Mr. Plath and I have been married almost 25 years now and we have that easy comfort of a pair of old shoes.
2015, our Silver Anniversary year is shaping up to be a memorable one: He’s retiring come February and already dancing the happy dance of a short-timer. A party is definitely in the offing.
We’re planning a nostalgic repeat of our honeymoon trip to Niagara Falls coupled this time with a visit to the Baseball Hall of Fame in Cooperstown. While we’re in the neighborhood, we might head over to Fenway Park to see Pablo Sandoval play.

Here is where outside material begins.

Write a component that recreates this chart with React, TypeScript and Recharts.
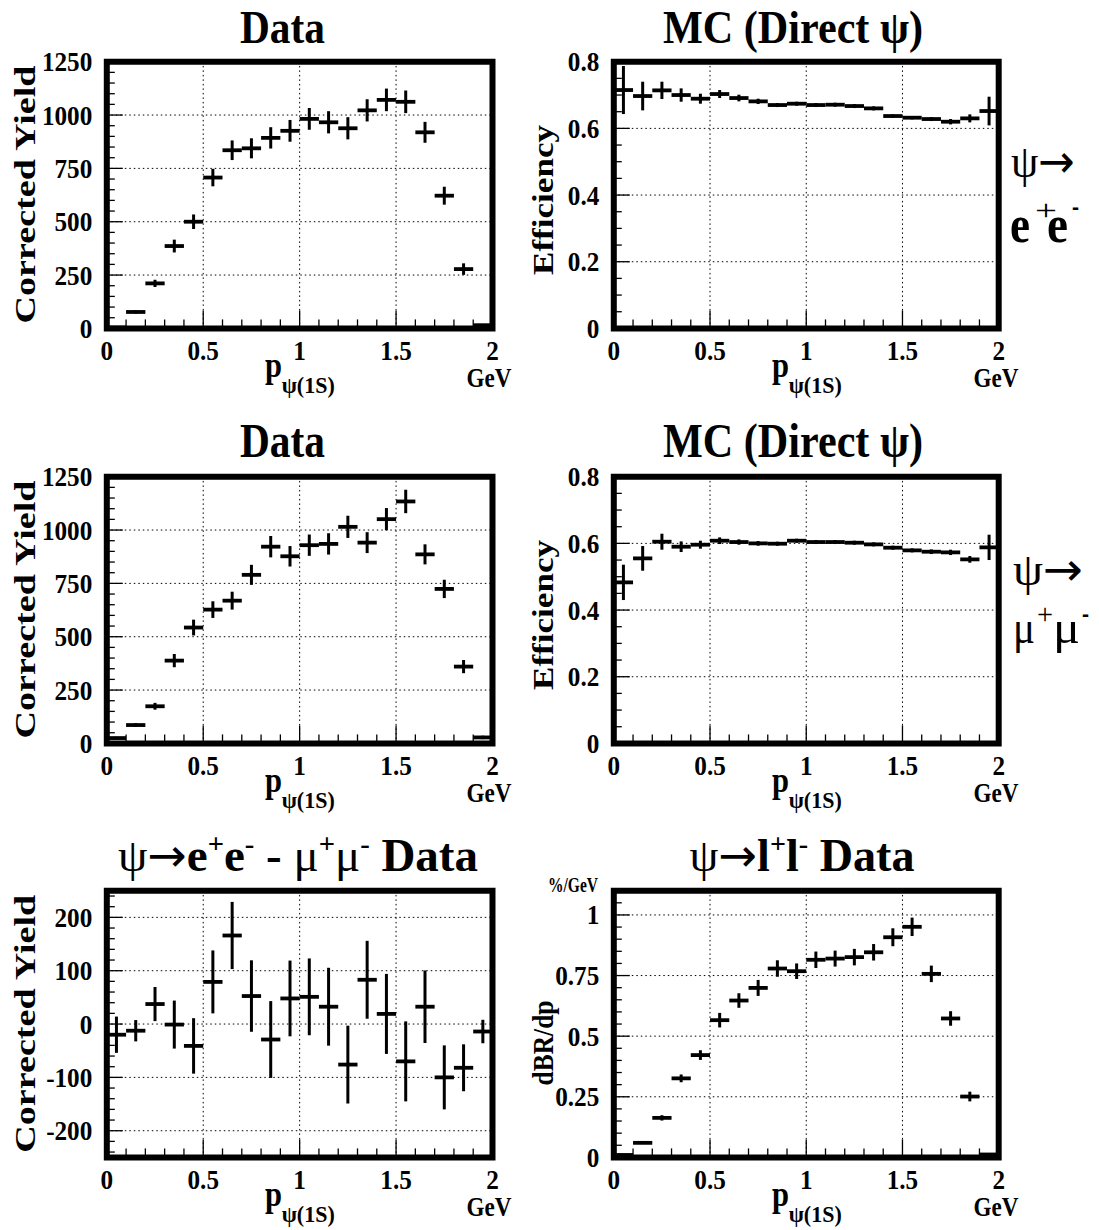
import React from "react";
import { ScatterChart, Scatter, XAxis, YAxis, ErrorBar, ReferenceLine, ReferenceArea } from "recharts";

const FONT = "'Liberation Serif', 'Times New Roman', serif";
const ARROW_FONT = "'DejaVu Sans', sans-serif";

// bin centres in p (GeV), width 0.1
const binCenters = [0.05, 0.15, 0.25, 0.35, 0.45, 0.55, 0.65, 0.75, 0.85, 0.95, 1.05, 1.15, 1.25, 1.35, 1.45, 1.55, 1.65, 1.75, 1.85, 1.95];
const binHalfWidth = 0.05;

// psi -> e+e- data yield
const eeYield = [4, 77, 211, 386, 500, 707, 835, 844, 893, 926, 982, 966, 938, 1022, 1071, 1062, 919, 622, 278, 15];
const eeYieldErr = [6, 8, 17, 30, 34, 41, 46, 47, 50, 51, 51, 52, 52, 52, 53, 53, 49, 42, 27, 5];
// psi -> e+e- MC efficiency
const eeEff = [0.715, 0.697, 0.714, 0.7, 0.689, 0.703, 0.691, 0.681, 0.67, 0.674, 0.67, 0.671, 0.667, 0.66, 0.637, 0.632, 0.628, 0.62, 0.63, 0.652];
const eeEffErr = [0.072, 0.043, 0.026, 0.02, 0.015, 0.012, 0.01, 0.008, 0.006, 0.006, 0.006, 0.006, 0.006, 0.006, 0.005, 0.005, 0.006, 0.008, 0.012, 0.043];
// psi -> mu+mu- data yield
const mmYield = [25, 86, 174, 388, 543, 627, 669, 790, 922, 877, 929, 935, 1015, 941, 1051, 1134, 886, 724, 360, 28];
const mmYieldErr = [6, 9, 16, 31, 37, 39, 42, 47, 50, 48, 50, 50, 52, 49, 52, 55, 47, 43, 31, 8];
// psi -> mu+mu- MC efficiency
const mmEff = [0.483, 0.555, 0.605, 0.59, 0.596, 0.608, 0.604, 0.6, 0.599, 0.608, 0.604, 0.604, 0.602, 0.597, 0.587, 0.579, 0.575, 0.573, 0.552, 0.588];
const mmEffErr = [0.053, 0.037, 0.024, 0.016, 0.012, 0.01, 0.008, 0.007, 0.006, 0.006, 0.006, 0.006, 0.006, 0.006, 0.006, 0.006, 0.007, 0.008, 0.01, 0.038];
// ee - mumu difference
const diffYield = [-20, -12.5, 37.5, -1, -41, 79, 166, 52.5, -29, 48, 51, 32.5, -76, 83, 19, -70, 32.5, -100, -82, -14];
const diffYieldErr = [34, 20, 32, 45, 52, 59, 63, 67, 72, 71, 72, 73, 73, 73, 75, 75, 68, 60, 44, 22];
// combined dBR/dp (%/GeV)
const dBR = [0.01, 0.06, 0.163, 0.326, 0.422, 0.566, 0.647, 0.699, 0.779, 0.768, 0.815, 0.82, 0.826, 0.846, 0.908, 0.951, 0.757, 0.573, 0.251, 0.012];
const dBRErr = [0.004, 0.005, 0.011, 0.016, 0.02, 0.03, 0.03, 0.033, 0.034, 0.032, 0.034, 0.033, 0.034, 0.034, 0.037, 0.038, 0.034, 0.03, 0.02, 0.005];

// axes
const xMajor = [0, 0.5, 1, 1.5, 2];
const xLabels = ["0", "0.5", "1", "1.5", "2"];
const yieldMajor = [0, 250, 500, 750, 1000, 1250];
const yieldLabels = ["0", "250", "500", "750", "1000", "1250"];
const effMajor = [0, 0.2, 0.4, 0.6, 0.8];
const effLabels = ["0", "0.2", "0.4", "0.6", "0.8"];
const diffMajor = [-200, -100, 0, 100, 200];
const diffLabels = ["-200", "-100", "0", "100", "200"];
const brMajor = [0, 0.25, 0.5, 0.75, 1];
const brLabels = ["0", "0.25", "0.5", "0.75", "1"];

// minor ticks on the grid of `step`, inside [lo, hi]
const steps = (lo: number, hi: number, step: number) => {
  const first = Math.ceil(lo / step - 1e-9);
  const last = Math.floor(hi / step + 1e-9);
  return Array.from({ length: last - first + 1 }, (_, i) => +((first + i) * step).toFixed(6));
};

const labelFor = (v: number, major: number[], labels: string[]) => {
  const i = major.findIndex((m) => Math.abs(m - v) < 1e-6);
  return i >= 0 ? labels[i] : null;
};

const rows = [0, 415, 829.3];
const rowH = [415, 415, 400.7];
const cols = [0, 540];
const colW = [540, 559];
const plotLeft = [106.8, 613.8];
const plotRight = [492.5, 998.7];
const PLOT_TOP = 61.7;
const PLOT_H = 266.7;

const gridStyle = { stroke: "#000", strokeWidth: 1, strokeDasharray: "1.5 3" };

function XTick(props: any) {
  const { x, y, payload } = props;
  const lab = labelFor(payload.value, xMajor, xLabels);
  return (
    <g>
      <line x1={x} x2={x} y1={y} y2={y - (lab !== null ? 18 : 9)} stroke="#000" strokeWidth={1.3} />
      {lab !== null && (
        <text transform={`translate(${x},${y + 32}) scale(0.9,1)`} textAnchor="middle" fontFamily={FONT} fontWeight="bold" fontSize={28}>
          {lab}
        </text>
      )}
    </g>
  );
}

function makeYTick(major: number[], labels: string[]) {
  return (props: any) => {
    const { x, y, payload } = props;
    const lab = labelFor(payload.value, major, labels);
    return (
      <g>
        <line x1={x} x2={x + (lab !== null ? 16 : 8)} y1={y} y2={y} stroke="#000" strokeWidth={1.3} />
        {lab !== null && (
          <text transform={`translate(${x - 14.5},${y + 9.5}) scale(0.9,1)`} textAnchor="end" fontFamily={FONT} fontWeight="bold" fontSize={28}>
            {lab}
          </text>
        )}
      </g>
    );
  };
}

interface PanelProps {
  row: number;
  col: number;
  values: number[];
  errors: number[];
  yDomain: [number, number];
  yMinorStep: number;
  yMajor: number[];
  yLabels: string[];
}

function Panel({ row, col, values, errors, yDomain, yMinorStep, yMajor, yLabels }: PanelProps) {
  const data = binCenters.map((x, i) => ({ x, y: values[i], ey: errors[i], ex: binHalfWidth }));
  const w = colW[col];
  const h = rowH[row];
  const margin = {
    top: PLOT_TOP,
    left: plotLeft[col] - cols[col] - 60,
    right: cols[col] + w - plotRight[col],
    bottom: h - PLOT_TOP - PLOT_H - 30,
  };
  const yTicks = steps(yDomain[0], yDomain[1], yMinorStep);
  const yGrid = yMajor.filter((v) => v > yDomain[0] && v < yDomain[1]);
  const YTick = makeYTick(yMajor, yLabels);
  return (
    <div style={{ position: "absolute", left: cols[col], top: rows[row], width: w, height: h }}>
      <ScatterChart width={w} height={h} margin={margin}>
        <XAxis type="number" dataKey="x" domain={[0, 2]} ticks={steps(0, 2, 0.1)} interval={0} tick={(p: any) => <XTick {...p} />}
          tickLine={false} axisLine={false} tickSize={0} tickMargin={0} height={30} allowDataOverflow />
        <YAxis type="number" dataKey="y" domain={yDomain} ticks={yTicks} interval={0} tick={(p: any) => <YTick {...p} />}
          tickLine={false} axisLine={false} tickSize={0} tickMargin={0} width={60} allowDataOverflow />
        {yGrid.map((v) => (
          <ReferenceLine key={`h${v}`} y={v} {...gridStyle} />
        ))}
        {[0.5, 1, 1.5].map((v) => (
          <ReferenceLine key={`v${v}`} x={v} {...gridStyle} />
        ))}
        <Scatter data={data} isAnimationActive={false} shape={() => <g />}>
          <ErrorBar dataKey="ey" direction="y" width={0} stroke="#000" strokeWidth={3} isAnimationActive={false} />
          <ErrorBar dataKey="ex" direction="x" width={0} stroke="#000" strokeWidth={3.8} isAnimationActive={false} />
        </Scatter>
        <ReferenceArea x1={0} x2={2} y1={yDomain[0]} y2={yDomain[1]} fill="none" stroke="#000" strokeWidth={6} ifOverflow="visible" />
      </ScatterChart>
    </div>
  );
}

function T({ x, y, size, len, anchor = "middle", bold = true, rotate = 0, family = FONT, children }: any) {
  return (
    <text
      transform={`translate(${x},${y}) rotate(${rotate})`}
      textAnchor={anchor}
      fontFamily={family}
      fontWeight={bold ? "bold" : "normal"}
      fontSize={size}
      textLength={len}
      lengthAdjust="spacingAndGlyphs"
    >
      {children}
    </text>
  );
}

function XTitle({ row, col }: { row: number; col: number }) {
  const dx = col * 507;
  const dy = rows[row];
  return (
    <g>
      <T x={265 + dx} y={376.7 + dy} size={36} len={17} anchor="start">p</T>
      <T x={281.7 + dx} y={392.7 + dy} size={24} len={53} anchor="start">ψ(1S)</T>
      <T x={489 + dx} y={386.7 + dy} size={28} len={45}>GeV</T>
    </g>
  );
}

function Overlay() {
  return (
    <svg width={1099} height={1230} style={{ position: "absolute", left: 0, top: 0, pointerEvents: "none" }}>
      {/* titles */}
      <T x={282.5} y={42.5} size={47} len={85}>Data</T>
      <T x={793} y={42.5} size={47} len={260}>MC (Direct ψ)</T>
      <T x={282.5} y={457} size={48} len={85}>Data</T>
      <T x={793} y={457} size={48} len={260}>MC (Direct ψ)</T>
      <text transform="translate(298,871)" textAnchor="middle" fontFamily={FONT} fontWeight="bold" fontSize={46} textLength={360} lengthAdjust="spacingAndGlyphs">
        <tspan fontWeight="normal">ψ</tspan><tspan fontWeight="normal" fontFamily={ARROW_FONT}>→</tspan>e<tspan fontSize={28} dy={-18}>+</tspan><tspan dy={18}>e</tspan>
        <tspan fontSize={28} dy={-18}>-</tspan><tspan dy={18}> - </tspan><tspan fontWeight="normal">μ</tspan>
        <tspan fontSize={28} dy={-18}>+</tspan><tspan dy={18} fontWeight="normal">μ</tspan><tspan fontSize={28} dy={-18}>-</tspan>
        <tspan dy={18}> Data</tspan>
      </text>
      <text transform="translate(802,871)" textAnchor="middle" fontFamily={FONT} fontWeight="bold" fontSize={46} textLength={225} lengthAdjust="spacingAndGlyphs">
        <tspan fontWeight="normal">ψ</tspan><tspan fontWeight="normal" fontFamily={ARROW_FONT}>→</tspan>l<tspan fontSize={28} dy={-18}>+</tspan><tspan dy={18}>l</tspan>
        <tspan fontSize={28} dy={-18}>-</tspan><tspan dy={18}> Data</tspan>
      </text>

      {/* y titles */}
      {rows.map((r, i) => (
        <T key={i} x={35} y={194.5 + r} size={29} len={258} rotate={-90}>Corrected Yield</T>
      ))}
      <T x={553} y={200} size={29} len={150} rotate={-90}>Efficiency</T>
      <T x={553} y={615} size={29} len={150} rotate={-90}>Efficiency</T>
      <T x={553} y={1043} size={29} len={85} rotate={-90}>dBR/dp</T>
      <T x={573} y={892} size={20} len={50}>%/GeV</T>

      {/* x titles */}
      {[0, 1, 2].map((r) => [0, 1].map((c) => <XTitle key={`${r}${c}`} row={r} col={c} />))}

      {/* decay channel labels */}
      <text transform="translate(1011,177)" fontSize={46} textLength={64} lengthAdjust="spacingAndGlyphs">
        <tspan fontFamily={FONT}>ψ</tspan><tspan fontFamily={ARROW_FONT}>→</tspan>
      </text>
      <T x={1010} y={241.7} size={52} len={20} anchor="start">e</T>
      <T x={1035} y={220} size={30} len={22} anchor="start" bold={false}>+</T>
      <T x={1047} y={241.7} size={52} len={21} anchor="start">e</T>
      <T x={1072} y={216} size={30} len={7} anchor="start">-</T>

      <text transform="translate(1013,585)" fontSize={46} textLength={70} lengthAdjust="spacingAndGlyphs">
        <tspan fontFamily={FONT}>ψ</tspan><tspan fontFamily={ARROW_FONT}>→</tspan>
      </text>
      <T x={1013} y={643} size={46} len={22} anchor="start" bold={false}>μ</T>
      <T x={1037} y={624} size={30} len={16} anchor="start" bold={false}>+</T>
      <T x={1053} y={643} size={46} len={27} anchor="start" bold={false}>μ</T>
      <T x={1082} y={623} size={30} len={7} anchor="start">-</T>
    </svg>
  );
}

export default function App() {
  return (
    <div style={{ position: "absolute", left: 0, top: 0, width: 1099, height: 1230, background: "#fff" }}>
      <Panel row={0} col={0} values={eeYield} errors={eeYieldErr} yDomain={[0, 1250]} yMinorStep={50} yMajor={yieldMajor} yLabels={yieldLabels} />
      <Panel row={0} col={1} values={eeEff} errors={eeEffErr} yDomain={[0, 0.8]} yMinorStep={0.05} yMajor={effMajor} yLabels={effLabels} />
      <Panel row={1} col={0} values={mmYield} errors={mmYieldErr} yDomain={[0, 1250]} yMinorStep={50} yMajor={yieldMajor} yLabels={yieldLabels} />
      <Panel row={1} col={1} values={mmEff} errors={mmEffErr} yDomain={[0, 0.8]} yMinorStep={0.05} yMajor={effMajor} yLabels={effLabels} />
      <Panel row={2} col={0} values={diffYield} errors={diffYieldErr} yDomain={[-250, 250]} yMinorStep={20} yMajor={diffMajor} yLabels={diffLabels} />
      <Panel row={2} col={1} values={dBR} errors={dBRErr} yDomain={[0, 1.1]} yMinorStep={0.05} yMajor={brMajor} yLabels={brLabels} />
      <Overlay />
    </div>
  );
}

There’s even talk of a third pilgrimage to Alaska this year to catch some halibut for the freezer – you really only need one! Maybe we’ll go to Kodiak Island this time. See glaciers and bald eagles. And a moose. Or a grizzly. Through the binoculars!
That book I vowed to complete in 2014 is close to its checkered flag. One last push and I’ll move it to the next phase, still muddling along, learning as I go.

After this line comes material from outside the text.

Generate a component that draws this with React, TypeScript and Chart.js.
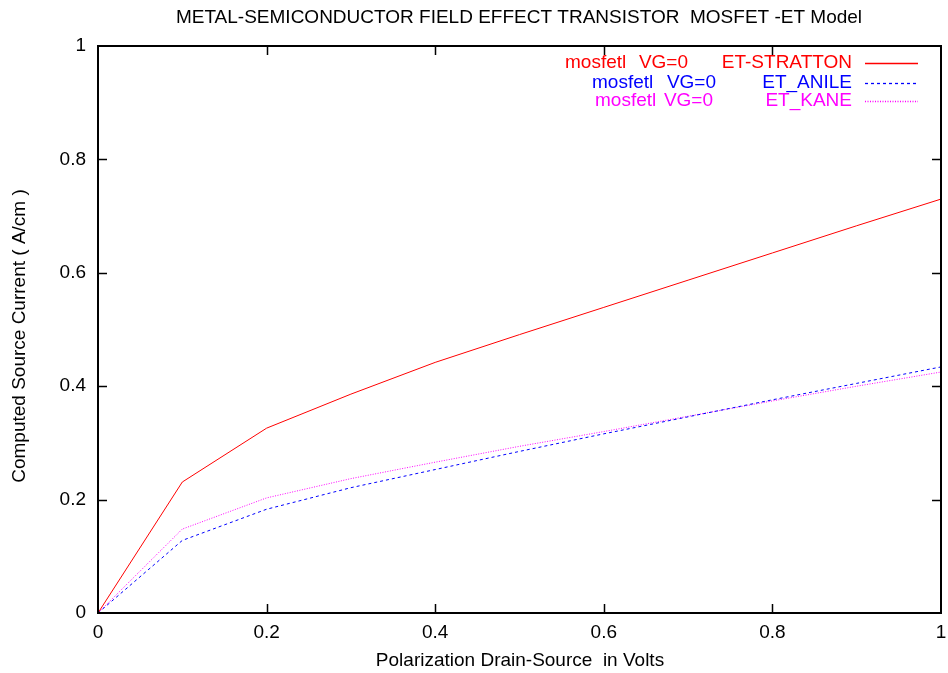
import React, { useEffect, useRef } from "react";
import { Chart, registerables } from "chart.js";

Chart.register(...registerables);

const xValues = [0, 0.1, 0.2, 0.3, 0.4, 0.5, 0.6, 0.7, 0.8, 0.9, 1.0];
const stratton = [0, 0.231, 0.326, 0.386, 0.442, 0.491, 0.539, 0.587, 0.635, 0.683, 0.730];
const anile = [0, 0.128, 0.183, 0.221, 0.253, 0.285, 0.316, 0.346, 0.376, 0.405, 0.434];
const kane = [0, 0.148, 0.203, 0.237, 0.266, 0.294, 0.320, 0.347, 0.374, 0.400, 0.425];
const tickValues = [0, 0.2, 0.4, 0.6, 0.8, 1];

const titleText = "METAL-SEMICONDUCTOR FIELD EFFECT TRANSISTOR  MOSFET -ET Model";
const xTitle = "Polarization Drain-Source  in Volts";
const yTitle = "Computed Source Current ( A/cm )";

const legendRows = [
  { left: "mosfetl", mid: "VG=0", key: "ET-STRATTON", color: "#ff0000", dash: [] as number[], lx: 565, mx: 688 },
  { left: "mosfetl", mid: "VG=0", key: "ET_ANILE", color: "#0000ff", dash: [3, 3], lx: 592, mx: 716 },
  { left: "mosfetl", mid: "VG=0", key: "ET_KANE", color: "#ff00ff", dash: [1, 1.5], lx: 595, mx: 713 },
];

const FAMILY = '"Liberation Sans", Arial, sans-serif';
const FONT = "19px " + FAMILY;

const fmt = (v: number) => String(Number(Number(v).toFixed(2)));

export default function App() {
  const ref = useRef<HTMLCanvasElement | null>(null);

  useEffect(() => {
    document.body.style.margin = "0";
    const canvas = ref.current;
    if (!canvas) return;

    const mk = (label: string, ys: number[], color: string, dash: number[]) => ({
      label,
      data: xValues.map((x, i) => ({ x, y: ys[i] })),
      borderColor: color,
      backgroundColor: color,
      borderWidth: 1,
      borderDash: dash,
      pointRadius: 0,
      tension: 0,
      fill: false,
    });

    const overlay = {
      id: "overlay",
      afterDraw(chart: any) {
        const ctx = chart.ctx;
        const a = chart.chartArea;
        const xs = chart.scales.x;
        const ys = chart.scales.y;
        ctx.save();
        ctx.strokeStyle = "#000";
        ctx.lineWidth = 2;
        ctx.setLineDash([]);
        ctx.strokeRect(a.left, a.top, a.right - a.left, a.bottom - a.top);
        ctx.lineWidth = 1.5;
        const tl = 9;
        ctx.beginPath();
        for (const v of tickValues) {
          if (v > 0 && v < 1) {
            const px = Math.round(xs.getPixelForValue(v)) + 0.5;
            ctx.moveTo(px, a.bottom);
            ctx.lineTo(px, a.bottom - tl);
            ctx.moveTo(px, a.top);
            ctx.lineTo(px, a.top + tl);
            const py = Math.round(ys.getPixelForValue(v)) + 0.5;
            ctx.moveTo(a.left, py);
            ctx.lineTo(a.left + tl, py);
            ctx.moveTo(a.right, py);
            ctx.lineTo(a.right - tl, py);
          }
        }
        ctx.stroke();

        ctx.fillStyle = "#000";
        ctx.font = FONT;
        ctx.textBaseline = "middle";
        ctx.textAlign = "center";
        ctx.fillText(titleText, 519, 18);
        ctx.fillText(xTitle, 520, 661);
        ctx.save();
        ctx.translate(20, 336);
        ctx.rotate(-Math.PI / 2);
        ctx.fillText(yTitle, 0, 0);
        ctx.restore();

        const rowY = [63, 83, 101];
        legendRows.forEach((r, i) => {
          const y = rowY[i];
          ctx.fillStyle = r.color;
          ctx.textAlign = "left";
          ctx.fillText(r.left, r.lx, y);
          ctx.textAlign = "right";
          ctx.fillText(r.mid, r.mx, y);
          ctx.fillText(r.key, 852, y);
        });
        legendRows.forEach((r, i) => {
          const y = rowY[i];
          ctx.save();
          ctx.strokeStyle = r.color;
          ctx.lineWidth = 1.3;
          ctx.setLineDash(r.dash);
          ctx.beginPath();
          ctx.moveTo(865, y + 0.5);
          ctx.lineTo(918, y + 0.5);
          ctx.stroke();
          ctx.restore();
        });
        ctx.restore();
      },
    };

    const chart = new Chart(canvas, {
      type: "line",
      data: {
        datasets: [
          mk("ET-STRATTON", stratton, "#ff0000", []),
          mk("ET_ANILE", anile, "#0000ff", [3, 3]),
          mk("ET_KANE", kane, "#ff00ff", [1, 1.5]),
        ],
      },
      options: {
        responsive: false,
        animation: false,
        layout: { padding: { top: 46, right: 7, left: 0, bottom: 0 } },
        plugins: { legend: { display: false }, tooltip: { enabled: false }, title: { display: false } },
        scales: {
          x: {
            type: "linear",
            min: 0,
            max: 1,
            grid: { display: false, drawTicks: false },
            border: { display: false },
            ticks: {
              stepSize: 0.2,
              color: "#000",
              font: { family: FAMILY, size: 19 },
              padding: 8,
              maxRotation: 0,
              callback: (v: any) => fmt(v),
            },
            afterFit: (s: any) => {
              s.height = 60;
              s.paddingLeft = 0;
              s.paddingRight = 0;
            },
          },
          y: {
            type: "linear",
            min: 0,
            max: 1,
            grid: { display: false, drawTicks: false },
            border: { display: false },
            ticks: {
              stepSize: 0.2,
              color: "#000",
              font: { family: FAMILY, size: 19 },
              padding: 12,
              callback: (v: any) => fmt(v),
            },
            afterFit: (s: any) => {
              s.width = 98;
              s.paddingTop = 0;
              s.paddingBottom = 0;
            },
          },
        },
      },
      plugins: [overlay],
    } as any);

    return () => chart.destroy();
  }, []);

  return (
    <div style={{ width: 948, height: 673, background: "#fff" }}>
      <canvas ref={ref} width={948} height={673} style={{ display: "block" }} />
    </div>
  );
}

On Facebook, past students send out their Thanksgiving wishes. Some are married with babies and toddlers and I feel like a virtual grand-mamma. The least taxing role of all, but still heartwarming. Maybe before too long the Boomerang Kid will produce some progeny and we will be real-time actual grandparents!
Oklahoma friends and family send smiling pictures and “wish you were here!” Out of focus or too far from the lens – it’s OK. The message still hits the mark.
I have it easy for Thanksgiving dinner again this year. The Plath family gathers in Sacramento. Siblings, spouses and the next generation, and the next, arrive bearing side dishes. Cheesy broccoli and rice casserole. Candied yams. My sister-in-law is the only person I’ve ever met who doesn’t want leftovers. She always sends lots of turkey home with us. Yum!
My beloved 94-year-old father-in-law will make the trek and hold court at the dinner table. Seeing him gaze into the eyes of his great-granddaughter is mystical and life-affirming.
Oh! A pair of swans glides across the cove now! And Pachelbel on the radio! My mother would love this! She raised me on classical music and Audubon. Thanks Mom.
So there it is – my thanks-giving.
I could go on, but you get the gist. Life is so good. Bittersweet and sweet. Better than I ever imagined it could be.
Happy Thanksgiving to you and yours.